··· Source material
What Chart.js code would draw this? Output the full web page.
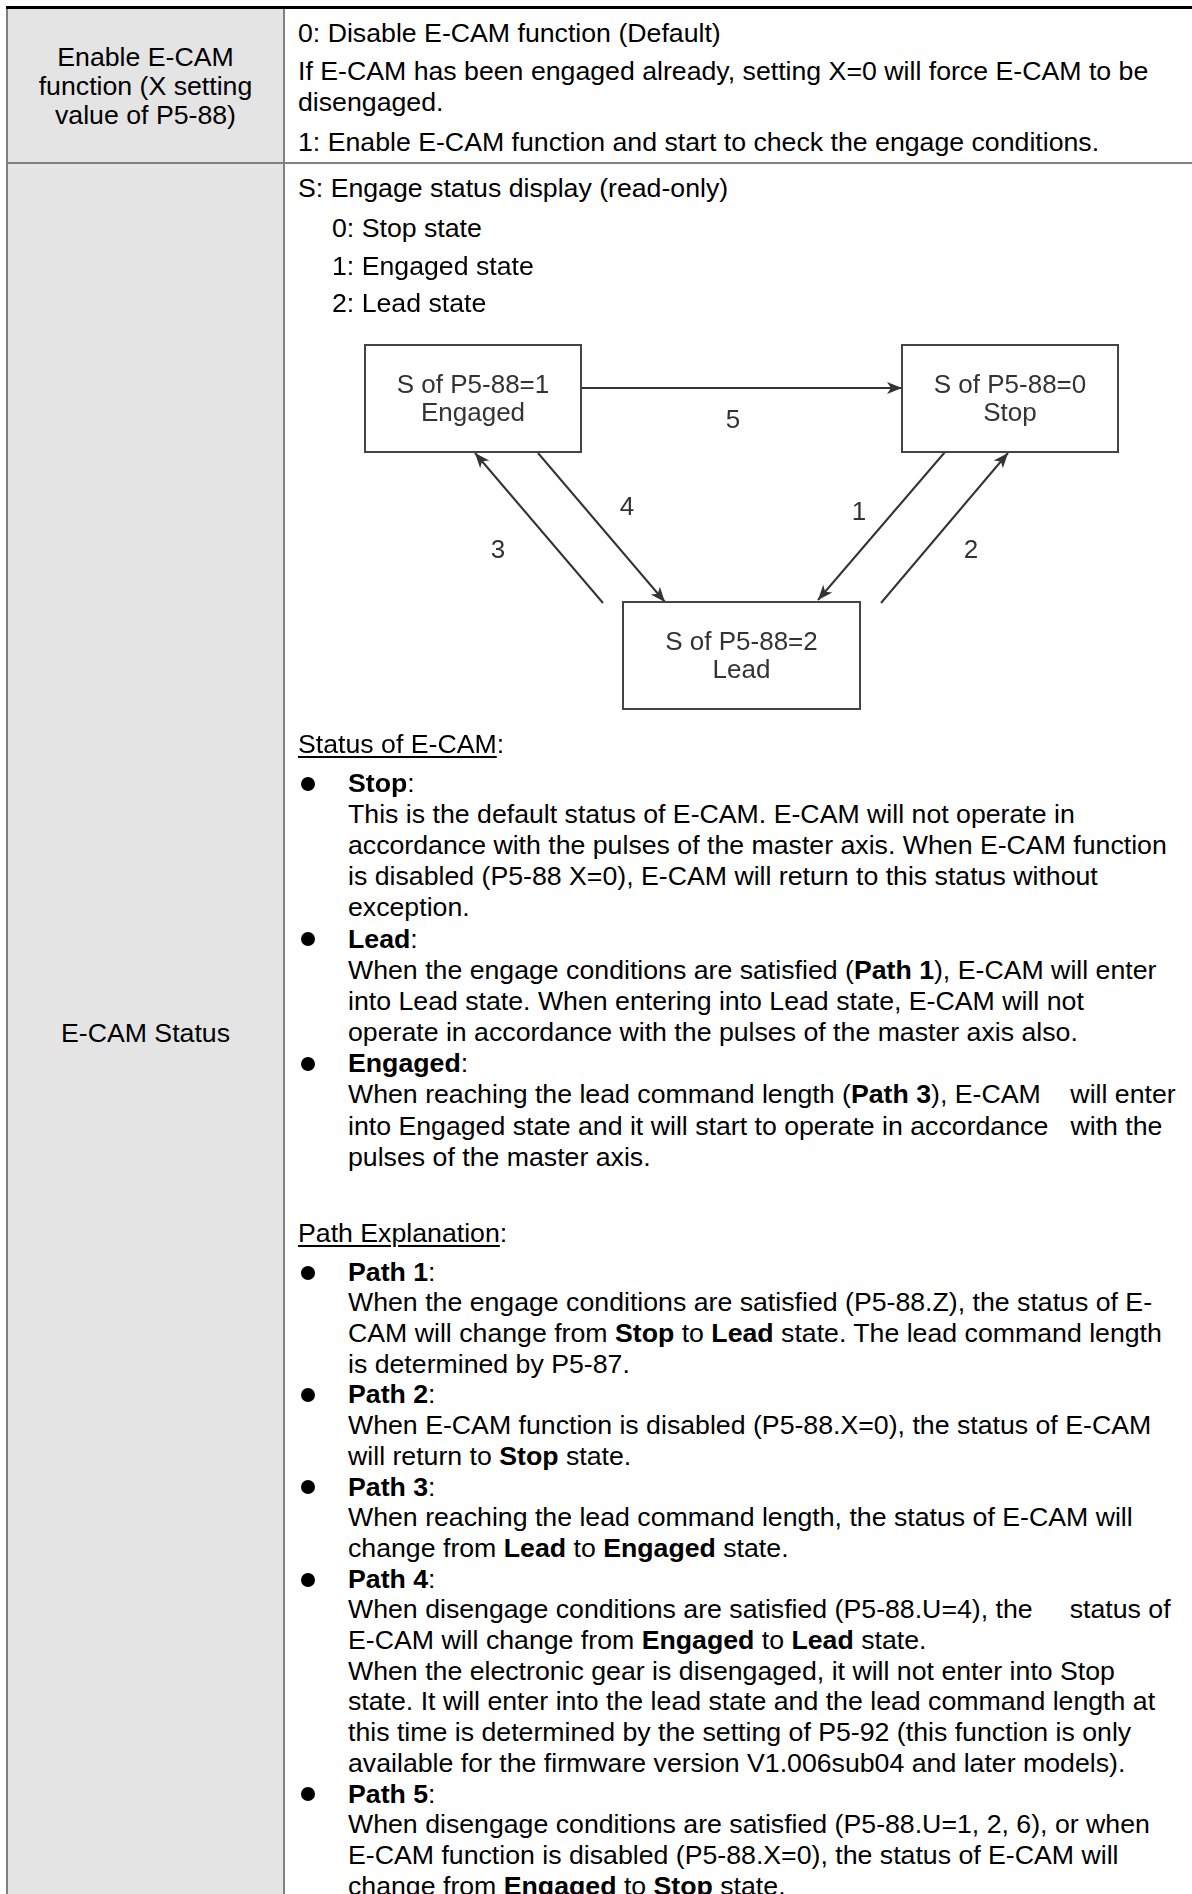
<!DOCTYPE html>
<html>
<head>
<meta charset="utf-8">
<script src="https://cdn.jsdelivr.net/npm/chart.js@4.4.1/dist/chart.umd.min.js"></script>
<style>
html,body{margin:0;padding:0;background:#fff;}
body{width:1192px;height:1894px;position:relative;overflow:hidden;font-family:"Liberation Sans",Arial,Helvetica,sans-serif;font-size:26.7px;color:#000;}
.ln{position:absolute;white-space:pre;line-height:30.7px;height:30.7px;}
.ctr{position:absolute;left:8px;width:275px;text-align:center;white-space:pre;line-height:30.7px;height:30.7px;}
.u{text-decoration:underline;text-decoration-thickness:2px;text-underline-offset:3px;}
.dot{position:absolute;width:14px;height:14px;border-radius:50%;background:#000;}
.rule{position:absolute;}
#diagram{position:absolute;left:284px;top:315px;}
</style>
</head>
<body>
<div class="rule" style="left:8px;top:9px;width:275px;height:1885px;background:#e4e4e4;"></div>
<div class="rule" style="left:6px;top:6px;width:1186px;height:3px;background:#000;"></div>
<div class="rule" style="left:6px;top:9px;width:2px;height:1885px;background:#808080;"></div>
<div class="rule" style="left:283px;top:9px;width:2px;height:1885px;background:#808080;"></div>
<div class="rule" style="left:8px;top:162px;width:1184px;height:2px;background:#808080;"></div>
<canvas id="diagram" width="908" height="420"></canvas>
<script>
// ---------- diagram data (diagram units) ----------
const nodeTitles = ['S of P5-88=1', 'S of P5-88=0', 'S of P5-88=2'];
const nodeStates = ['Engaged', 'Stop', 'Lead'];
const nodeX = [189, 726, 457.5];
const nodeY = [83.5, 83.5, 340.5];

const pathIds    = ['5', '3', '4', '1', '2'];
const pathFromX  = [297, 319, 254, 661, 597];
const pathFromY  = [73, 288, 138, 137, 288];
const pathToX    = [618, 191, 381, 534, 724];
const pathToY    = [73, 138, 287, 285, 138];
const pathLabelX = [449, 214, 343, 575, 687];
const pathLabelY = [103, 233, 190, 195, 233];

// ---------- page text ----------
const X0 = 298, X1 = 332, XB = 348;
function addLine(cy, x, html, bullet) {
  const d = document.createElement('div');
  d.className = 'ln';
  d.style.top = (cy - 15.35) + 'px';
  d.style.left = x + 'px';
  d.innerHTML = html;
  document.body.appendChild(d);
  if (bullet) {
    const b = document.createElement('div');
    b.className = 'dot';
    b.style.left = (308 - 7) + 'px';
    b.style.top = (cy + 0.5 - 7) + 'px';
    document.body.appendChild(b);
  }
}
function addLeft(cy, text) {
  const d = document.createElement('div');
  d.className = 'ctr';
  d.style.top = (cy - 15.35) + 'px';
  d.textContent = text;
  document.body.appendChild(d);
}
addLeft(57, 'Enable E-CAM');
addLeft(86, 'function (X setting');
addLeft(115, 'value of P5-88)');
addLeft(1033, 'E-CAM Status');

addLine(33, X0, '0: Disable E-CAM function (Default)');
addLine(71, X0, 'If E-CAM has been engaged already, setting X=0 will force E-CAM to be');
addLine(102, X0, 'disengaged.');
addLine(142, X0, '1: Enable E-CAM function and start to check the engage conditions.');
addLine(188, X0, 'S: Engage status display (read-only)');
addLine(228, X1, '0: Stop state');
addLine(266, X1, '1: Engaged state');
addLine(303, X1, '2: Lead state');

addLine(744, X0, '<span class="u">Status of E-CAM</span>:');
const statusLines = [
  ['<b>Stop</b>:', 1],
  ['This is the default status of E-CAM. E-CAM will not operate in'],
  ['accordance with the pulses of the master axis. When E-CAM function'],
  ['is disabled (P5-88 X=0), E-CAM will return to this status without'],
  ['exception.'],
  ['<b>Lead</b>:', 1],
  ['When the engage conditions are satisfied (<b>Path 1</b>), E-CAM will enter'],
  ['into Lead state. When entering into Lead state, E-CAM will not'],
  ['operate in accordance with the pulses of the master axis also.'],
  ['<b>Engaged</b>:', 1],
  ['When reaching the lead command length (<b>Path 3</b>), E-CAM    will enter'],
  ['into Engaged state and it will start to operate in accordance   with the'],
  ['pulses of the master axis.']
];
statusLines.forEach((l, k) => addLine(783 + k * 31.17, XB, l[0], l[1]));

addLine(1233, X0, '<span class="u">Path Explanation</span>:');
const pathLines = [
  ['<b>Path 1</b>:', 1],
  ['When the engage conditions are satisfied (P5-88.Z), the status of E-'],
  ['CAM will change from <b>Stop</b> to <b>Lead</b> state. The lead command length'],
  ['is determined by P5-87.'],
  ['<b>Path 2</b>:', 1],
  ['When E-CAM function is disabled (P5-88.X=0), the status of E-CAM'],
  ['will return to <b>Stop</b> state.'],
  ['<b>Path 3</b>:', 1],
  ['When reaching the lead command length, the status of E-CAM will'],
  ['change from <b>Lead</b> to <b>Engaged</b> state.'],
  ['<b>Path 4</b>:', 1],
  ['When disengage conditions are satisfied (P5-88.U=4), the     status of'],
  ['E-CAM will change from <b>Engaged</b> to <b>Lead</b> state.'],
  ['When the electronic gear is disengaged, it will not enter into Stop'],
  ['state. It will enter into the lead state and the lead command length at'],
  ['this time is determined by the setting of P5-92 (this function is only'],
  ['available for the firmware version V1.006sub04 and later models).'],
  ['<b>Path 5</b>:', 1],
  ['When disengage conditions are satisfied (P5-88.U=1, 2, 6), or when'],
  ['E-CAM function is disabled (P5-88.X=0), the status of E-CAM will'],
  ['change from <b>Engaged</b> to <b>Stop</b> state.']
];
pathLines.forEach((l, k) => addLine(1272 + k * 30.7, XB, l[0], l[1]));

// ---------- chart ----------
const INK = '#333';
const pathDatasets = pathIds.map((id, i) => ({
  label: 'Path ' + id,
  data: [{x: pathFromX[i], y: pathFromY[i]}, {x: pathToX[i], y: pathToY[i]}],
  showLine: true,
  borderColor: INK,
  borderWidth: 2,
  pointRadius: 0,
  fill: false
}));
const nodeDataset = {
  label: 'states',
  data: nodeX.map((v, i) => ({x: v, y: nodeY[i]})),
  pointRadius: 0,
  showLine: false
};

const diagramPlugin = {
  id: 'stateDiagram',
  afterDatasetsDraw(chart, args, opts) {
    const {ctx} = chart;
    const sx = chart.scales.x, sy = chart.scales.y;
    const px = v => sx.getPixelForValue(v);
    const py = v => sy.getPixelForValue(v);
    ctx.save();
    // arrowheads
    ctx.fillStyle = INK;
    pathIds.forEach((id, i) => {
      const x0 = px(pathFromX[i]), y0 = py(pathFromY[i]);
      const x1 = px(pathToX[i]), y1 = py(pathToY[i]);
      const a = Math.atan2(y1 - y0, x1 - x0);
      const L = opts.headLen, W = opts.headHalf, N = opts.headNotch;
      const c = Math.cos(a), s = Math.sin(a);
      ctx.beginPath();
      ctx.moveTo(x1, y1);
      ctx.lineTo(x1 - L * c + W * s, y1 - L * s - W * c);
      ctx.lineTo(x1 - N * c, y1 - N * s);
      ctx.lineTo(x1 - L * c - W * s, y1 - L * s + W * c);
      ctx.closePath();
      ctx.fill();
    });
    // boxes
    ctx.strokeStyle = '#444';
    ctx.lineWidth = 2;
    ctx.font = opts.font;
    ctx.textAlign = 'center';
    ctx.textBaseline = 'alphabetic';
    nodeX.forEach((v, i) => {
      const hw = opts.boxW[i] / 2, hh = opts.boxH / 2;
      const l = px(v - hw), r = px(v + hw);
      const t = py(nodeY[i] - hh), b = py(nodeY[i] + hh);
      ctx.fillStyle = '#fff';
      ctx.fillRect(l, t, r - l, b - t);
      ctx.strokeRect(l, t, r - l, b - t);
      ctx.fillStyle = INK;
      const cx = px(v), cy = py(nodeY[i]);
      ctx.fillText(nodeTitles[i], cx, cy - 15 + 9.5);
      ctx.fillText(nodeStates[i], cx, cy + 13 + 9.5);
    });
    // path numbers
    pathIds.forEach((id, i) => {
      ctx.fillText(id, px(pathLabelX[i]), py(pathLabelY[i]) + 9.5);
    });
    ctx.restore();
  }
};

new Chart(document.getElementById('diagram'), {
  type: 'scatter',
  data: {datasets: [...pathDatasets, nodeDataset]},
  options: {
    responsive: false,
    animation: false,
    devicePixelRatio: 1,
    layout: {padding: 0},
    events: [],
    scales: {
      x: {type: 'linear', min: 0, max: 908, display: false},
      y: {type: 'linear', min: 0, max: 420, reverse: true, display: false}
    },
    plugins: {
      legend: {display: false},
      tooltip: {enabled: false},
      stateDiagram: {
        boxW: [216, 216, 237],
        boxH: 107,
        headLen: 15,
        headHalf: 6,
        headNotch: 11,
        font: '26px "Liberation Sans", Arial, sans-serif'
      }
    }
  },
  plugins: [diagramPlugin]
});
</script>
</body>
</html>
······
» Exercise
Each line above that holds the string "page" should be copied and shown.

» Written answer
What Chart.js code would draw this? Output the full web page.
// ---------- page text ----------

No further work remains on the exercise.